Written exercise ▸ Please retype the records below exactly, leaving out any pictures.

Supplied records ▸
Start

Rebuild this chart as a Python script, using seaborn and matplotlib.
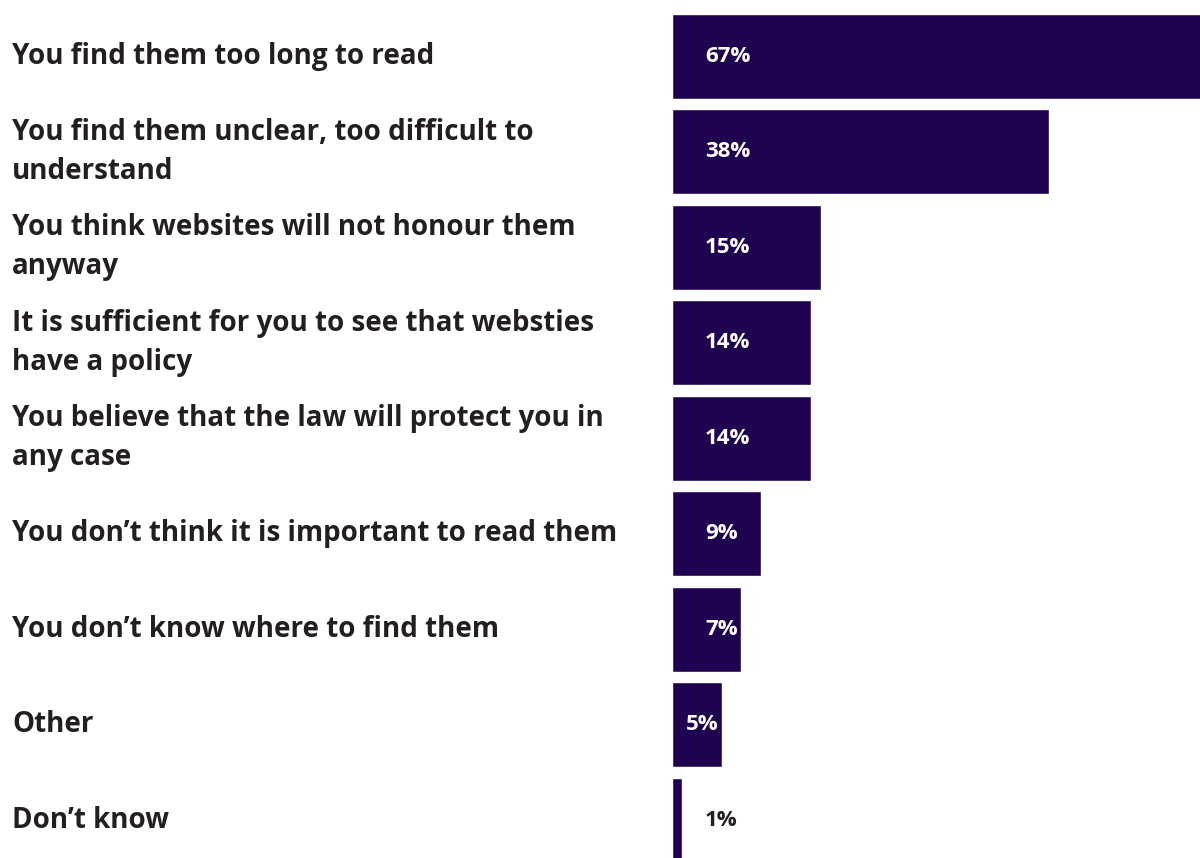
import matplotlib
matplotlib.use("Agg")
import matplotlib.pyplot as plt
import matplotlib.transforms as mtransforms
import seaborn as sns
import pandas as pd

categories = [
    "You find them too long to read",
    "You find them unclear, too difficult to\nunderstand",
    "You think websites will not honour them\nanyway",
    "It is sufficient for you to see that websties\nhave a policy",
    "You believe that the law will protect you in\nany case",
    "You don\u2019t think it is important to read them",
    "You don\u2019t know where to find them",
    "Other",
    "Don\u2019t know",
]
values = [67, 38, 15, 14, 14, 9, 7, 5, 1]
value_labels = ["67%", "38%", "15%", "14%", "14%", "9%", "7%", "5%", "1%"]

BAR = "#200350"
INK = "#231f20"

sns.set_theme(style="white")
plt.rcParams["font.family"] = ["Open Sans", "DejaVu Sans"]

df = pd.DataFrame({"reason": categories, "share": values})

fig = plt.figure(figsize=(12, 8.58), dpi=100)
W, H = 1200, 858
top_px, bottom_px = 8.75, 868.0
ax_w_px = W - 672
ax = fig.add_axes([672 / W, 1 - bottom_px / H, ax_w_px / W, (bottom_px - top_px) / H])

sns.barplot(data=df, x="share", y="reason", orient="h", color=BAR,
            saturation=1, width=0.89, ax=ax)

XMAX = 53.2
ax.set_xlim(0, XMAX)
ax.set_ylim(len(categories) - 0.5, -0.5)
ax.set_xlabel("")
ax.set_ylabel("")
ax.set_xticks([])
ax.set_yticks([])
for s in ax.spines.values():
    s.set_visible(False)

# category labels at the left edge of the figure
lab_tr = mtransforms.blended_transform_factory(fig.transFigure, ax.transData)
for i, text in enumerate(categories):
    ax.text(12 / W, i, text, transform=lab_tr, ha="left", va="center",
            fontsize=20, fontweight="bold", color=INK, linespacing=1.45,
            clip_on=False)

# value labels near the start of each bar; pulled in when the bar is short
val_tr = mtransforms.blended_transform_factory(ax.transAxes, ax.transData)
px_per_unit = ax_w_px / XMAX
label_w = 46
for i, (v, lbl) in enumerate(zip(values, value_labels)):
    bar_px = v * px_per_unit
    w = label_w if len(lbl) == 3 else 30
    inside = bar_px >= w + 10
    off = 33 if (not inside or bar_px >= 33 + w + 4) else max(6, bar_px - w - 6)
    ax.text(off / ax_w_px, i, lbl, transform=val_tr, ha="left", va="center",
            fontsize=16, fontweight="bold",
            color="white" if inside else INK)

fig.savefig("out.png", dpi=100, facecolor="white")
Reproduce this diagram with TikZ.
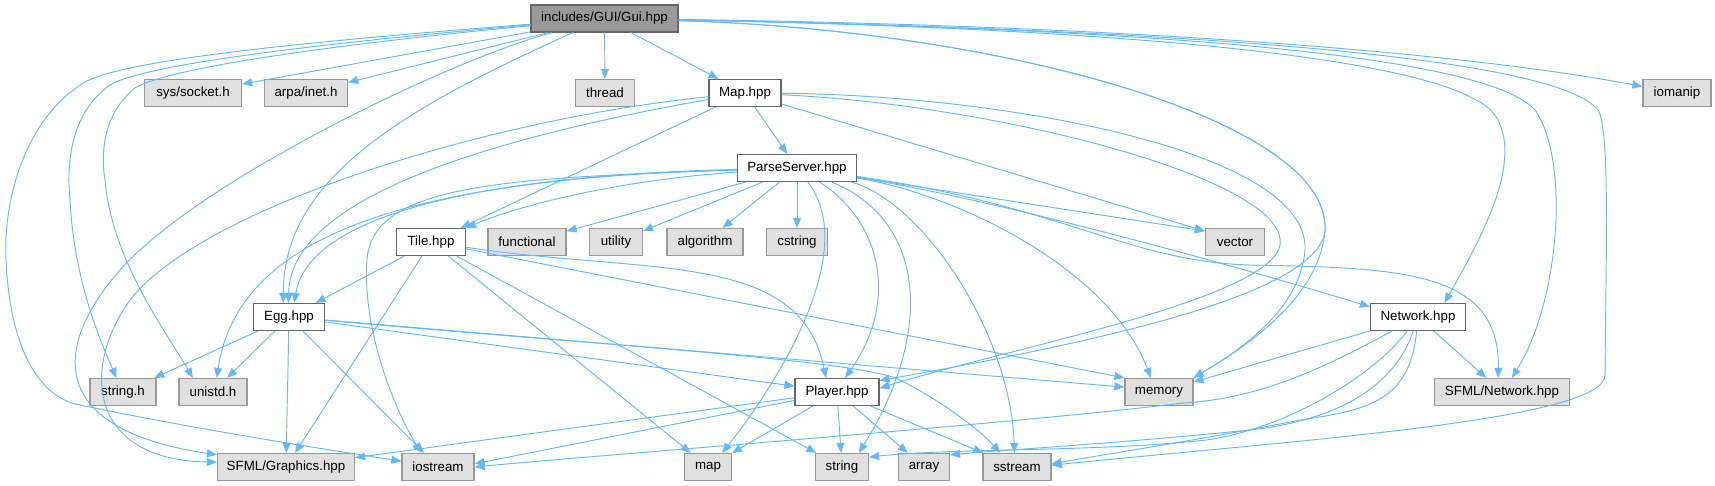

End

The answer ▸
Rebuild this chart as a Python script, using seaborn and matplotlib.
import matplotlib
matplotlib.use("Agg")
import matplotlib.pyplot as plt
import matplotlib.transforms as mtransforms
import seaborn as sns
import pandas as pd

categories = [
    "You find them too long to read",
    "You find them unclear, too difficult to\nunderstand",
    "You think websites will not honour them\nanyway",
    "It is sufficient for you to see that websties\nhave a policy",
    "You believe that the law will protect you in\nany case",
    "You don\u2019t think it is important to read them",
    "You don\u2019t know where to find them",
    "Other",
    "Don\u2019t know",
]
values = [67, 38, 15, 14, 14, 9, 7, 5, 1]
value_labels = ["67%", "38%", "15%", "14%", "14%", "9%", "7%", "5%", "1%"]

BAR = "#200350"
INK = "#231f20"

sns.set_theme(style="white")
plt.rcParams["font.family"] = ["Open Sans", "DejaVu Sans"]

df = pd.DataFrame({"reason": categories, "share": values})

fig = plt.figure(figsize=(12, 8.58), dpi=100)
W, H = 1200, 858
top_px, bottom_px = 8.75, 868.0
ax_w_px = W - 672
ax = fig.add_axes([672 / W, 1 - bottom_px / H, ax_w_px / W, (bottom_px - top_px) / H])

sns.barplot(data=df, x="share", y="reason", orient="h", color=BAR,
            saturation=1, width=0.89, ax=ax)

XMAX = 53.2
ax.set_xlim(0, XMAX)
ax.set_ylim(len(categories) - 0.5, -0.5)
ax.set_xlabel("")
ax.set_ylabel("")
ax.set_xticks([])
ax.set_yticks([])
for s in ax.spines.values():
    s.set_visible(False)

# category labels at the left edge of the figure
lab_tr = mtransforms.blended_transform_factory(fig.transFigure, ax.transData)
for i, text in enumerate(categories):
    ax.text(12 / W, i, text, transform=lab_tr, ha="left", va="center",
            fontsize=20, fontweight="bold", color=INK, linespacing=1.45,
            clip_on=False)

# value labels near the start of each bar; pulled in when the bar is short
val_tr = mtransforms.blended_transform_factory(ax.transAxes, ax.transData)
px_per_unit = ax_w_px / XMAX
label_w = 46
for i, (v, lbl) in enumerate(zip(values, value_labels)):
    bar_px = v * px_per_unit
    w = label_w if len(lbl) == 3 else 30
    inside = bar_px >= w + 10
    off = 33 if (not inside or bar_px >= 33 + w + 4) else max(6, bar_px - w - 6)
    ax.text(off / ax_w_px, i, lbl, transform=val_tr, ha="left", va="center",
            fontsize=16, fontweight="bold",
            color="white" if inside else INK)

fig.savefig("out.png", dpi=100, facecolor="white")
Reproduce this diagram with TikZ.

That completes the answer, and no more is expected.